» **Exercise objective**: Please, without the pictures, retype exactly the lines from the start of the material through the line that holds "420,430,440,450,460,470,480,490,500];".

» **Raw data**:

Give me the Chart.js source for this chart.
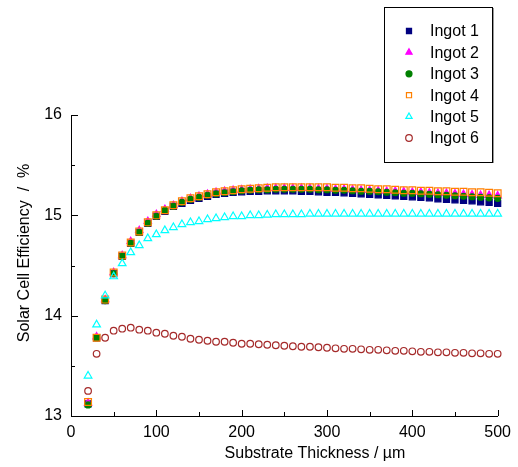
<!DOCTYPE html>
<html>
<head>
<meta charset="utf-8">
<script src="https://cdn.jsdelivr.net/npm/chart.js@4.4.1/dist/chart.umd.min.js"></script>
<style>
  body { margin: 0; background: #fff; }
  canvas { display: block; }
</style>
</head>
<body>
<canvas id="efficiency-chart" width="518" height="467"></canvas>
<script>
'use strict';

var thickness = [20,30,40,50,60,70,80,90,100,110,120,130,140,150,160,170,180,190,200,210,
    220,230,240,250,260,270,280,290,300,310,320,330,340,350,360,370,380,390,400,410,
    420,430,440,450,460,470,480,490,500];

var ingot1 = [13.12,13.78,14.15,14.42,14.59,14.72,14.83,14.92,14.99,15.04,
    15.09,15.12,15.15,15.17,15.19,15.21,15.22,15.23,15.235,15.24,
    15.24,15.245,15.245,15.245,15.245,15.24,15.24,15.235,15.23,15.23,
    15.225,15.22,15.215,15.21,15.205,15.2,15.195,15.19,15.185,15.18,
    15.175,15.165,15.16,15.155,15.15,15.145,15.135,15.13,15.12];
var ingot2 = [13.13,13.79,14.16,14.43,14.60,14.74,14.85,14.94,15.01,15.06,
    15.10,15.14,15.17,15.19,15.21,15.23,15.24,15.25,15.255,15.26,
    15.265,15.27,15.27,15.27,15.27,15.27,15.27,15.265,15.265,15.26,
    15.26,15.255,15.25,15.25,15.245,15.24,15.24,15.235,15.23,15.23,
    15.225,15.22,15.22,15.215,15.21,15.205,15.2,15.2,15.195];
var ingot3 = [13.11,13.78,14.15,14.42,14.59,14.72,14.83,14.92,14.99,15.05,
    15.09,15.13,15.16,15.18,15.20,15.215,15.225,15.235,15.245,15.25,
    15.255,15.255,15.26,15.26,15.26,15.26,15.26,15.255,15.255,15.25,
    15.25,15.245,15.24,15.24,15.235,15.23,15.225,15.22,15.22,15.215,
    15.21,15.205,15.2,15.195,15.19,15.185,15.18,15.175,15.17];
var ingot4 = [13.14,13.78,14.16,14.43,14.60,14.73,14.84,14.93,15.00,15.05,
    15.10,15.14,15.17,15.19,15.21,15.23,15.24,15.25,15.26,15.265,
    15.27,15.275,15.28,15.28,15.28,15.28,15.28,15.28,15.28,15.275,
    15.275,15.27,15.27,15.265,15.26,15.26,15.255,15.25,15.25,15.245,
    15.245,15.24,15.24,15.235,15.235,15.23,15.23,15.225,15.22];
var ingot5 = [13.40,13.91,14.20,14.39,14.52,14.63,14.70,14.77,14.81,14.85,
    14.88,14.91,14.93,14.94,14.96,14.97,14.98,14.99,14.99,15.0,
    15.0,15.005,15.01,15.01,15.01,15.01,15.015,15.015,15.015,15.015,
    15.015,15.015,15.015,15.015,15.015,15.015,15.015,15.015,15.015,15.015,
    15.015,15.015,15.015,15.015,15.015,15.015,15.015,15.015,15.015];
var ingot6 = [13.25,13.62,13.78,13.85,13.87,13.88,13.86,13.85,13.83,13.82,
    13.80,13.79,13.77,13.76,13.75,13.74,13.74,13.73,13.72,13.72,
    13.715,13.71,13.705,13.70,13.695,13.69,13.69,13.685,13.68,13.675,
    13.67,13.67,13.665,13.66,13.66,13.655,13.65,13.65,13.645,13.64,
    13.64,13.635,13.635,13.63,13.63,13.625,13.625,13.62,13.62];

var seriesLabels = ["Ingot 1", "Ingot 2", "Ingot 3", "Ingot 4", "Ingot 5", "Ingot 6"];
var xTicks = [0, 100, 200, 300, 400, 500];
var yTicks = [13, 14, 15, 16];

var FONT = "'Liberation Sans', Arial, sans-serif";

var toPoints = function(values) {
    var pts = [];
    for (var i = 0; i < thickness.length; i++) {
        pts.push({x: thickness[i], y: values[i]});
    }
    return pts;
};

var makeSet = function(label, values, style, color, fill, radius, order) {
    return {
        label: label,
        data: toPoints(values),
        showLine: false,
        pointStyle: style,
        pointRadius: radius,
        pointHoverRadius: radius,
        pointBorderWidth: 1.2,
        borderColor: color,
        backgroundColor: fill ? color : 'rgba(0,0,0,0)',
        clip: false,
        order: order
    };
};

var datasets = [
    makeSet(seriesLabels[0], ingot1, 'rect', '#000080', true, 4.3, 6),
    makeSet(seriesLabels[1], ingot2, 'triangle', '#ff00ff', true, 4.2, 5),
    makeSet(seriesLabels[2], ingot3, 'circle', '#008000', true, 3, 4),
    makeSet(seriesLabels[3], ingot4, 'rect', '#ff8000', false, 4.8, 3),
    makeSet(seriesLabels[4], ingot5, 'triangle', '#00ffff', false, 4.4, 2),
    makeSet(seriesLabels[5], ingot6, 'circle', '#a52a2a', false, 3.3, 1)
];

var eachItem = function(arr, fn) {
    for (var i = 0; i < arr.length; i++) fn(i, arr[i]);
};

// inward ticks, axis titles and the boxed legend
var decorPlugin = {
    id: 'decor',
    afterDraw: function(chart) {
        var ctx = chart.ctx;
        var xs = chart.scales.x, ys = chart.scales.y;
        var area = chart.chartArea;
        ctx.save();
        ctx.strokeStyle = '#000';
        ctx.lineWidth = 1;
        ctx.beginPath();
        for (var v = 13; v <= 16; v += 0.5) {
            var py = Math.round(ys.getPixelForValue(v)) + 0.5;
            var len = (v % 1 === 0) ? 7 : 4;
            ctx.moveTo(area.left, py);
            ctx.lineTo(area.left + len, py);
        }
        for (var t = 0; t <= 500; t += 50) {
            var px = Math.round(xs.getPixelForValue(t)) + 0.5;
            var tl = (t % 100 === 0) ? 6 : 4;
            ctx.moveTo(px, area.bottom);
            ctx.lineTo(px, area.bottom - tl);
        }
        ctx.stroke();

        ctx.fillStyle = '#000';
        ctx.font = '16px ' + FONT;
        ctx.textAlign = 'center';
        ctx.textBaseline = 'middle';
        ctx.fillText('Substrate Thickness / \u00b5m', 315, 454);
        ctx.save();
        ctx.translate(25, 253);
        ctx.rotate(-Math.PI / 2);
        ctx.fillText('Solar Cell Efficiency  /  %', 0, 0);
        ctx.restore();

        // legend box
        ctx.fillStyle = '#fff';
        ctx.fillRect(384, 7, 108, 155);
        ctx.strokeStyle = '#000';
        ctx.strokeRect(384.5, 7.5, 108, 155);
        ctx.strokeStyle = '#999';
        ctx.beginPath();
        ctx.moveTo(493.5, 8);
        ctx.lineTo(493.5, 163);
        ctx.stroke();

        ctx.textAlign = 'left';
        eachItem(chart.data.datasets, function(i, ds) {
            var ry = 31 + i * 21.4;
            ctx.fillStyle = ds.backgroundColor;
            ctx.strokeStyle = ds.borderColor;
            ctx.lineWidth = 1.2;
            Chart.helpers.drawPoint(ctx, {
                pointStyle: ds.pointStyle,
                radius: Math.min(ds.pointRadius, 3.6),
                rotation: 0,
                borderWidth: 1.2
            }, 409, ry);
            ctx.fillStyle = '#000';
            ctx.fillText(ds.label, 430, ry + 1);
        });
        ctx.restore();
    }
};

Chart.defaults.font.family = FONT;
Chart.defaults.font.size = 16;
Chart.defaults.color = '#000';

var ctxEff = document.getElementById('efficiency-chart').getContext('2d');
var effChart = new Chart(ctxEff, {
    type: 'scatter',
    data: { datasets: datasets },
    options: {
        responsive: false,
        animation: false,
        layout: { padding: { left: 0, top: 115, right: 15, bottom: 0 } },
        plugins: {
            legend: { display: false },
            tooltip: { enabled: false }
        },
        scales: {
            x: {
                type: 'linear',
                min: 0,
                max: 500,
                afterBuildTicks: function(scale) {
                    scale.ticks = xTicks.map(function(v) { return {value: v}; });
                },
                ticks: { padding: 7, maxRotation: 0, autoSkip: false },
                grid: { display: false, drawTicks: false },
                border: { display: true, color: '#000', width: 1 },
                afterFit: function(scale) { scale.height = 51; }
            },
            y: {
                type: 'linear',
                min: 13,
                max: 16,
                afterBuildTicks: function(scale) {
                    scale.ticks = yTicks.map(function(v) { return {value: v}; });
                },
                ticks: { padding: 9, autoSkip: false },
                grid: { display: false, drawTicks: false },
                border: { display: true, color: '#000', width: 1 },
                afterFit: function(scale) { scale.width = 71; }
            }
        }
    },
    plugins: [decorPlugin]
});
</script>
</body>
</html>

» **Right answer**:
Give me the Chart.js source for this chart.
<!DOCTYPE html>
<html>
<head>
<meta charset="utf-8">
<script src="https://cdn.jsdelivr.net/npm/chart.js@4.4.1/dist/chart.umd.min.js"></script>
<style>
  body { margin: 0; background: #fff; }
  canvas { display: block; }
</style>
</head>
<body>
<canvas id="efficiency-chart" width="518" height="467"></canvas>
<script>
'use strict';

var thickness = [20,30,40,50,60,70,80,90,100,110,120,130,140,150,160,170,180,190,200,210,
    220,230,240,250,260,270,280,290,300,310,320,330,340,350,360,370,380,390,400,410,
    420,430,440,450,460,470,480,490,500];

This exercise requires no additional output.